* [PROBLEM DETAILS]
Without the pictures, print the lines running from the beginning of the material to the line containing "(0,0) rectangle (915,684);", both ends included.

* [INFORMATION SHOWN]
────────────────────────────────────────

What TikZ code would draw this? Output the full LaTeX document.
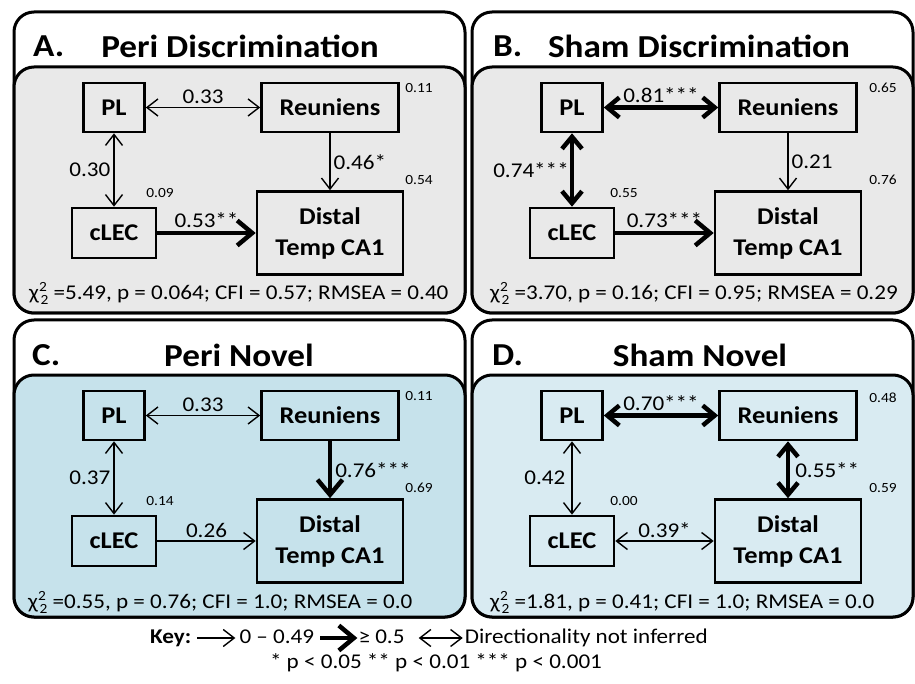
\documentclass[tikz,border=0pt]{standalone}
\usepackage{fontspec}
\setmainfont{Carlito}[FakeStretch=1.1]
\usetikzlibrary{arrows.meta,positioning}

\definecolor{discgray}{RGB}{233,233,233}
\definecolor{perinovel}{RGB}{198,226,235}
\definecolor{shamnovel}{RGB}{217,235,242}

% chi square with the df stacked under the 2
\newcommand{\chisqr}{χ\rlap{\raisebox{0.85ex}{\fontsize{14}{14}\selectfont 2}}\hspace{1.5pt}\raisebox{-0.45ex}{\fontsize{14}{14}\selectfont 2}}

\tikzset{
  frame/.style={draw, line width=3pt, rounded corners=20pt},
  region/.style={draw, line width=2.6pt, inner sep=0pt, align=center,
    font=\bfseries\fontsize{24}{31}\selectfont},
  weak/.style={line width=1.4pt, -{Straight Barb[length=11pt,width=17pt]}},
  weakboth/.style={line width=1.4pt, {Straight Barb[length=11pt,width=17pt]}-{Straight Barb[length=11pt,width=17pt]}},
  strong/.style={line width=4.5pt, -{Straight Barb[length=15pt,width=25pt]}},
  strongboth/.style={line width=4.5pt, {Straight Barb[length=12pt,width=20pt]}-{Straight Barb[length=12pt,width=20pt]}},
  coef/.style={font=\fontsize{21}{22}\selectfont, inner sep=3pt},
  rsq/.style={font=\fontsize{14}{15}\selectfont, inner sep=0pt},
  fitline/.style={font=\fontsize{21}{22}\selectfont, anchor=west, inner sep=0pt},
  heading/.style={font=\bfseries\fontsize{32}{34}\selectfont, inner sep=0pt},
  keytxt/.style={font=\fontsize{21}{23}\selectfont, inner sep=0pt, text height=14pt, text depth=4pt},
}

\begin{document}
\begin{tikzpicture}[x=1pt, y=-1pt]
  \useasboundingbox (0,0) rectangle (915,684);

  % A. peri, discrimination
  \begin{scope}[name prefix=A-]
    \draw[frame, fill=white] (14,12) rectangle (465,313);
    \draw[frame, fill=discgray] (14,67) rectangle (465,313);
    \node[heading, anchor=west] (lab) at (33,46) {A.};
    \node[heading] (title) at (240,46) {Peri Discrimination};
    \node[region, minimum width=61, minimum height=49] (PL) at (114,107.5) {PL};
    \node[region, minimum width=137, minimum height=49] (Reun) at (330,107.5) {Reuniens};
    \node[region, minimum width=84, minimum height=50] (cLEC) at (114,233) {cLEC};
    \node[region, minimum width=146, minimum height=83] (Distal) at (330,233) {Distal\\Temp CA1};
    \node[rsq] (rReun) at (419,88) {0.11};
    \node[rsq] (rDistal) at (419,180) {0.54};
    \node[rsq] (rcLEC) at (160,193) {0.09};
    \draw[weakboth] (PL) -- (Reun) node[coef, midway, above] {0.33};
    \draw[weakboth] (PL) -- (cLEC) node[coef, midway, left] {0.30};
    \draw[weak] (Reun) -- (Distal) node[coef, midway, right] {0.46*};
    \draw[strong] (cLEC) -- (Distal) node[coef, midway, above] {0.53**};
    \node[fitline] (fit) at (29,293) {\chisqr\ =5.49, p = 0.064; CFI = 0.57; RMSEA = 0.40};
  \end{scope}

  % B. sham, discrimination
  \begin{scope}[shift={(458,0)}, name prefix=B-]
    \draw[frame, fill=white] (14,12) rectangle (455,313);
    \draw[frame, fill=discgray] (14,67) rectangle (455,313);
    \node[heading, anchor=west] (lab) at (35,46) {B.};
    \node[heading] (title) at (241,46) {Sham Discrimination};
    \node[region, minimum width=61, minimum height=49] (PL) at (114,107.5) {PL};
    \node[region, minimum width=137, minimum height=49] (Reun) at (330,107.5) {Reuniens};
    \node[region, minimum width=84, minimum height=50] (cLEC) at (114,233) {cLEC};
    \node[region, minimum width=146, minimum height=83] (Distal) at (330,233) {Distal\\Temp CA1};
    \node[rsq] (rReun) at (425,88) {0.65};
    \node[rsq] (rDistal) at (425,180) {0.76};
    \node[rsq] (rcLEC) at (166,193) {0.55};
    \draw[strongboth] (PL) -- (Reun) node[coef, midway, above] {0.81***};
    \draw[strongboth] (PL) -- (cLEC) node[coef, midway, left, inner sep=1pt] {0.74***};
    \draw[weak] (Reun) -- (Distal) node[coef, midway, right] {0.21};
    \draw[strong] (cLEC) -- (Distal) node[coef, midway, above] {0.73***};
    \node[fitline] (fit) at (32,293) {\chisqr\ =3.70, p = 0.16; CFI = 0.95; RMSEA = 0.29};
  \end{scope}

  % C. peri, novel
  \begin{scope}[shift={(0,308)}, name prefix=C-]
    \draw[frame, fill=white] (14,12) rectangle (465,309);
    \draw[frame, fill=perinovel] (14,67) rectangle (465,309);
    \node[heading, anchor=west] (lab) at (32,47) {C.};
    \node[heading] (title) at (239,47) {Peri Novel};
    \node[region, minimum width=61, minimum height=49] (PL) at (114,107.5) {PL};
    \node[region, minimum width=137, minimum height=49] (Reun) at (330,107.5) {Reuniens};
    \node[region, minimum width=84, minimum height=50] (cLEC) at (114,233) {cLEC};
    \node[region, minimum width=146, minimum height=83] (Distal) at (330,233) {Distal\\Temp CA1};
    \node[rsq] (rReun) at (419,88) {0.11};
    \node[rsq] (rDistal) at (419,180) {0.69};
    \node[rsq] (rcLEC) at (160,193) {0.14};
    \draw[weakboth] (PL) -- (Reun) node[coef, midway, above] {0.33};
    \draw[weakboth] (PL) -- (cLEC) node[coef, midway, left] {0.37};
    \draw[strong] (Reun) -- (Distal) node[coef, midway, right] {0.76***};
    \draw[weak] (cLEC) -- (Distal) node[coef, midway, above] {0.26};
    \node[fitline] (fit) at (28,294) {\chisqr\ =0.55, p = 0.76; CFI = 1.0; RMSEA = 0.0};
  \end{scope}

  % D. sham, novel
  \begin{scope}[shift={(458,308)}, name prefix=D-]
    \draw[frame, fill=white] (14,12) rectangle (455,309);
    \draw[frame, fill=shamnovel] (14,67) rectangle (455,309);
    \node[heading, anchor=west] (lab) at (34,47) {D.};
    \node[heading] (title) at (242,47) {Sham Novel};
    \node[region, minimum width=61, minimum height=49] (PL) at (114,107.5) {PL};
    \node[region, minimum width=137, minimum height=49] (Reun) at (330,107.5) {Reuniens};
    \node[region, minimum width=84, minimum height=50] (cLEC) at (114,233) {cLEC};
    \node[region, minimum width=146, minimum height=83] (Distal) at (330,233) {Distal\\Temp CA1};
    \node[rsq] (rReun) at (425,90) {0.48};
    \node[rsq] (rDistal) at (425,180) {0.59};
    \node[rsq] (rcLEC) at (166,193) {0.00};
    \draw[strongboth] (PL) -- (Reun) node[coef, midway, above] {0.70***};
    \draw[weakboth] (PL) -- (cLEC) node[coef, midway, left, inner sep=6pt] {0.42};
    \draw[strongboth] (Reun) -- (Distal) node[coef, midway, right, inner sep=5pt] {0.55**};
    \draw[weakboth] (cLEC) -- (Distal) node[coef, midway, above] {0.39*};
    \node[fitline] (fit) at (32,294) {\chisqr\ =1.81, p = 0.41; CFI = 1.0; RMSEA = 0.0};
  \end{scope}

  % key
  \node[keytxt, font=\bfseries\fontsize{21}{23}\selectfont, anchor=west] (key) at (150,638) {Key:};
  \node[keytxt, right=48pt of key] (low) {0 -- 0.49};
  \node[keytxt, right=44pt of low] (high) {≥ 0.5};
  \node[keytxt, right=60pt of high] (nodir) {Directionality not inferred};
  \draw[weak, shorten <=6pt, shorten >=4pt] (key) -- (low);
  \draw[strong, shorten <=6pt, shorten >=1pt] (low) -- (high);
  \draw[weakboth, shorten <=14pt, shorten >=2pt] (high) -- (nodir);
  \node[keytxt] (stars) at (436,663) {* p < 0.05 ** p < 0.01 *** p < 0.001};
\end{tikzpicture}
\end{document}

────────────────────────────────────────

* [RESPONSE]
What TikZ code would draw this? Output the full LaTeX document.
\documentclass[tikz,border=0pt]{standalone}
\usepackage{fontspec}
\setmainfont{Carlito}[FakeStretch=1.1]
\usetikzlibrary{arrows.meta,positioning}

\definecolor{discgray}{RGB}{233,233,233}
\definecolor{perinovel}{RGB}{198,226,235}
\definecolor{shamnovel}{RGB}{217,235,242}

% chi square with the df stacked under the 2
\newcommand{\chisqr}{χ\rlap{\raisebox{0.85ex}{\fontsize{14}{14}\selectfont 2}}\hspace{1.5pt}\raisebox{-0.45ex}{\fontsize{14}{14}\selectfont 2}}

\tikzset{
  frame/.style={draw, line width=3pt, rounded corners=20pt},
  region/.style={draw, line width=2.6pt, inner sep=0pt, align=center,
    font=\bfseries\fontsize{24}{31}\selectfont},
  weak/.style={line width=1.4pt, -{Straight Barb[length=11pt,width=17pt]}},
  weakboth/.style={line width=1.4pt, {Straight Barb[length=11pt,width=17pt]}-{Straight Barb[length=11pt,width=17pt]}},
  strong/.style={line width=4.5pt, -{Straight Barb[length=15pt,width=25pt]}},
  strongboth/.style={line width=4.5pt, {Straight Barb[length=12pt,width=20pt]}-{Straight Barb[length=12pt,width=20pt]}},
  coef/.style={font=\fontsize{21}{22}\selectfont, inner sep=3pt},
  rsq/.style={font=\fontsize{14}{15}\selectfont, inner sep=0pt},
  fitline/.style={font=\fontsize{21}{22}\selectfont, anchor=west, inner sep=0pt},
  heading/.style={font=\bfseries\fontsize{32}{34}\selectfont, inner sep=0pt},
  keytxt/.style={font=\fontsize{21}{23}\selectfont, inner sep=0pt, text height=14pt, text depth=4pt},
}

\begin{document}
\begin{tikzpicture}[x=1pt, y=-1pt]
  \useasboundingbox (0,0) rectangle (915,684);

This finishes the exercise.